While in isolation, I noticed how much we connected by sharing our creativity on social media in an act of showing and being seen – our bread, our gardens, our dances, our cardboard animated projects. This is my show and tell.


'Ta da 4', 2020

2 Ta Da 4, 2020

I have worked with photographs of skaters in the past – I am intrigued by the artistic expression required of these athletes and the shapes they embody. My interventions are an exercise in distilling the figure into colourful dots, mapping the velocity, gyroscopic movement and expression.


‘Jester 1’, 2020

3 Jester 1, 2020

I often choose to use unconventional materials in my work – these playful jesters wear suits of gaudy sticky-backed plastic, defying the strict formality of the black-and-white photograph underneath. I imagine the subject bouncing around, playing the fool. The plastic circles accentuate her stance, evoking an almost mechanical figure, an anatomical robot.


‘Clearing 1’, 2020

6 Clearing 1, 2020

Here, I pared down my intervention. Restricting the embroidered scribbling to the border seems to give the collaged photographs more depth, while heightening the sense of place, solitude and tranquility.


‘Blue moons’, 2020

5 Blue Moons, 2020

Sometimes I will work on a series of photographs that suit my ideas.
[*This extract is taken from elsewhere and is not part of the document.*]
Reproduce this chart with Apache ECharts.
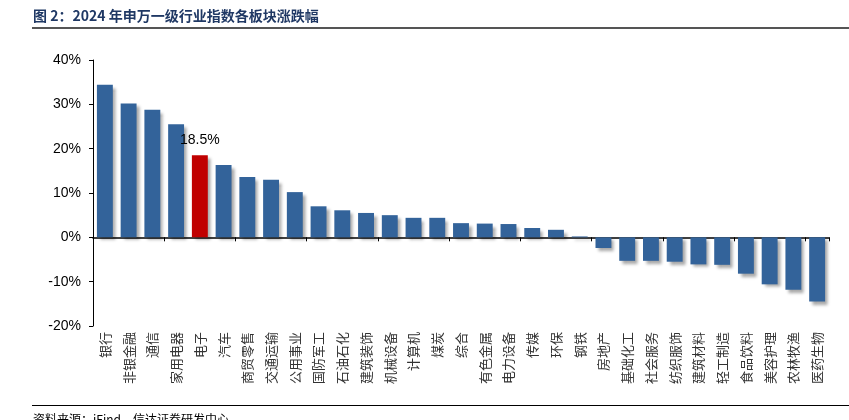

In this case it was the other way around. I was struck by the ethereal, remote quality of this image. My response amplifies and echoes the sense of such an otherworldly, alien place.


‘Valley melody’, 2020

4 Valley Melody, 2020

I love to work with large-scale, generic photos of places we think we know. I started adding spots a few years ago, evoking flare particles so often captured in landscape photography.  Here they float across the image, following the mountainous contours, guiding us into imagination.